PROVIDED MATERIAL:
+---+

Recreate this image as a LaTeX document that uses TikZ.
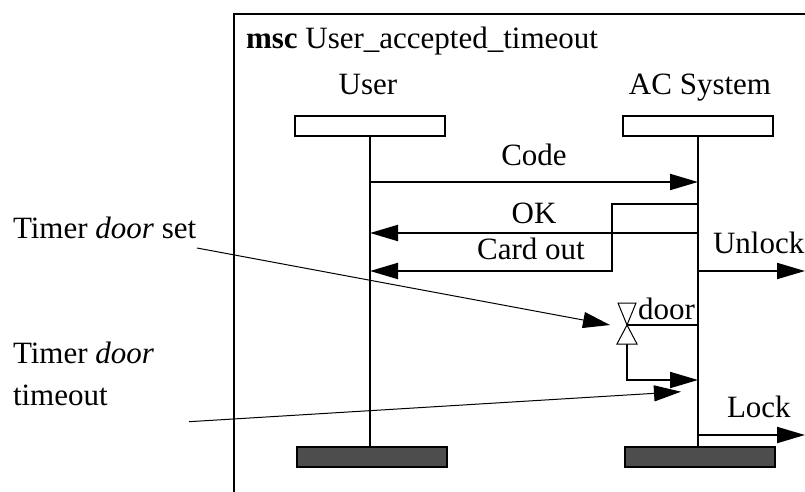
\documentclass[tikz,border=0pt]{standalone}
\usepackage{fontspec}
\setmainfont{Liberation Serif}
\usetikzlibrary{arrows.meta}
\definecolor{endgray}{HTML}{4D4D4D}
\begin{document}
\begin{tikzpicture}[x=1pt,y=-1pt,
  lbl/.style={font=\fontsize{31}{41.7}\selectfont, inner sep=0pt, outer sep=0pt},
  headbox/.style={draw, line width=2pt, minimum width=150pt, minimum height=20pt, inner sep=0pt, fill=white},
  endbox/.style={headbox, fill=endgray},
  life/.style={line width=2pt},
  msg/.style={line width=2pt, -{Triangle[length=28pt,width=16pt]}},
  note/.style={line width=1pt, -{Triangle[length=27pt,width=16pt]}},
  timer/.style={draw, line width=1pt, fill=white, line join=miter}
]
\useasboundingbox (0,0) rectangle (805,492);
% frame
\draw[life] (234,492) -- (234,14) -- (806,14);
\node[lbl, anchor=base west] (title) at (246,49) {\textbf{msc} User\_accepted\_timeout};
% instance heads
\node[lbl, anchor=base] (userlbl) at (368,95) {User};
\node[lbl, anchor=base] (aclbl) at (700,95) {AC System};
\node[headbox] (uh) at (370,126) {};
\node[headbox] (ah) at (698,126) {};
\node[endbox] (ue) at (372,457) {};
\node[endbox] (ae) at (700,457) {};
% lifelines
\draw[life] (uh.south) -- (uh.south |- ue.north);
\draw[life] (ah.south) -- (ah.south |- ae.north);
% coordinates on lifelines
\coordinate (uCode) at (370,182);
\coordinate (aCode) at (698,182);
\coordinate (aOK) at (698,233);
\coordinate (uOK) at (370,233);
\coordinate (aCard) at (698,204);
\coordinate (bend) at (612,271);
\coordinate (uCard) at (370,271);
\coordinate (aUnlock) at (698,271);
\coordinate (envUnlock) at (805,271);
\coordinate (tm) at (627,325);
\coordinate (aTimer) at (698,325);
\coordinate (tmb) at (627,344);
\coordinate (aTo) at (698,380);
\coordinate (aLock) at (698,435);
\coordinate (envLock) at (805,435);
% messages
\draw[msg] (uCode) -- (aCode);
\node[lbl, anchor=base] (codelbl) at (534,165) {Code};
\draw[msg] (aOK) -- (uOK);
\node[lbl, anchor=base] (oklbl) at (534,223) {OK};
\draw[msg] (aCard) -| (bend) -- (uCard);
\node[lbl, anchor=base] (cardlbl) at (531,259) {Card out};
\draw[msg] (aUnlock) -- (envUnlock);
\node[lbl, anchor=base west] (unlocklbl) at (713,253) {Unlock};
\draw[msg] (aLock) -- (envLock);
\node[lbl, anchor=base west] (locklbl) at (727,417) {Lock};
% timer
\draw[life] (tm) -- (aTimer);
\draw[msg] (tmb) |- (aTo);
\draw[timer] (618,303) -- (636,303) -- (tm) -- cycle;
\draw[timer] (tm) -- (617,344) -- (637,344) -- cycle;
\node[lbl, anchor=base west] (doorlbl) at (638,319) {door};
% annotations
\node[lbl, anchor=base west] (n1) at (13,238) {Timer \textit{door} set};
\coordinate (n1s) at (197,248);
\coordinate (n1t) at (610,325);
\draw[note] (n1s) -- (n1t);
\node[lbl, anchor=base west, align=left] (n2) at (13,405) {Timer \textit{door}\\timeout};
\coordinate (n2s) at (189,421.7);
\coordinate (n2t) at (681,391.7);
\draw[note] (n2s) -- (n2t);
\end{tikzpicture}
\end{document}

+---+

AIM: Return the listing above in full and without alteration, excluding its pictures.

TASK OUTPUT:
Recreate this image as a LaTeX document that uses TikZ.
\documentclass[tikz,border=0pt]{standalone}
\usepackage{fontspec}
\setmainfont{Liberation Serif}
\usetikzlibrary{arrows.meta}
\definecolor{endgray}{HTML}{4D4D4D}
\begin{document}
\begin{tikzpicture}[x=1pt,y=-1pt,
  lbl/.style={font=\fontsize{31}{41.7}\selectfont, inner sep=0pt, outer sep=0pt},
  headbox/.style={draw, line width=2pt, minimum width=150pt, minimum height=20pt, inner sep=0pt, fill=white},
  endbox/.style={headbox, fill=endgray},
  life/.style={line width=2pt},
  msg/.style={line width=2pt, -{Triangle[length=28pt,width=16pt]}},
  note/.style={line width=1pt, -{Triangle[length=27pt,width=16pt]}},
  timer/.style={draw, line width=1pt, fill=white, line join=miter}
]
\useasboundingbox (0,0) rectangle (805,492);
% frame
\draw[life] (234,492) -- (234,14) -- (806,14);
\node[lbl, anchor=base west] (title) at (246,49) {\textbf{msc} User\_accepted\_timeout};
% instance heads
\node[lbl, anchor=base] (userlbl) at (368,95) {User};
\node[lbl, anchor=base] (aclbl) at (700,95) {AC System};
\node[headbox] (uh) at (370,126) {};
\node[headbox] (ah) at (698,126) {};
\node[endbox] (ue) at (372,457) {};
\node[endbox] (ae) at (700,457) {};
% lifelines
\draw[life] (uh.south) -- (uh.south |- ue.north);
\draw[life] (ah.south) -- (ah.south |- ae.north);
% coordinates on lifelines
\coordinate (uCode) at (370,182);
\coordinate (aCode) at (698,182);
\coordinate (aOK) at (698,233);
\coordinate (uOK) at (370,233);
\coordinate (aCard) at (698,204);
\coordinate (bend) at (612,271);
\coordinate (uCard) at (370,271);
\coordinate (aUnlock) at (698,271);
\coordinate (envUnlock) at (805,271);
\coordinate (tm) at (627,325);
\coordinate (aTimer) at (698,325);
\coordinate (tmb) at (627,344);
\coordinate (aTo) at (698,380);
\coordinate (aLock) at (698,435);
\coordinate (envLock) at (805,435);
% messages
\draw[msg] (uCode) -- (aCode);
\node[lbl, anchor=base] (codelbl) at (534,165) {Code};
\draw[msg] (aOK) -- (uOK);
\node[lbl, anchor=base] (oklbl) at (534,223) {OK};
\draw[msg] (aCard) -| (bend) -- (uCard);
\node[lbl, anchor=base] (cardlbl) at (531,259) {Card out};
\draw[msg] (aUnlock) -- (envUnlock);
\node[lbl, anchor=base west] (unlocklbl) at (713,253) {Unlock};
\draw[msg] (aLock) -- (envLock);
\node[lbl, anchor=base west] (locklbl) at (727,417) {Lock};
% timer
\draw[life] (tm) -- (aTimer);
\draw[msg] (tmb) |- (aTo);
\draw[timer] (618,303) -- (636,303) -- (tm) -- cycle;
\draw[timer] (tm) -- (617,344) -- (637,344) -- cycle;
\node[lbl, anchor=base west] (doorlbl) at (638,319) {door};
% annotations
\node[lbl, anchor=base west] (n1) at (13,238) {Timer \textit{door} set};
\coordinate (n1s) at (197,248);
\coordinate (n1t) at (610,325);
\draw[note] (n1s) -- (n1t);
\node[lbl, anchor=base west, align=left] (n2) at (13,405) {Timer \textit{door}\\timeout};
\coordinate (n2s) at (189,421.7);
\coordinate (n2t) at (681,391.7);
\draw[note] (n2s) -- (n2t);
\end{tikzpicture}
\end{document}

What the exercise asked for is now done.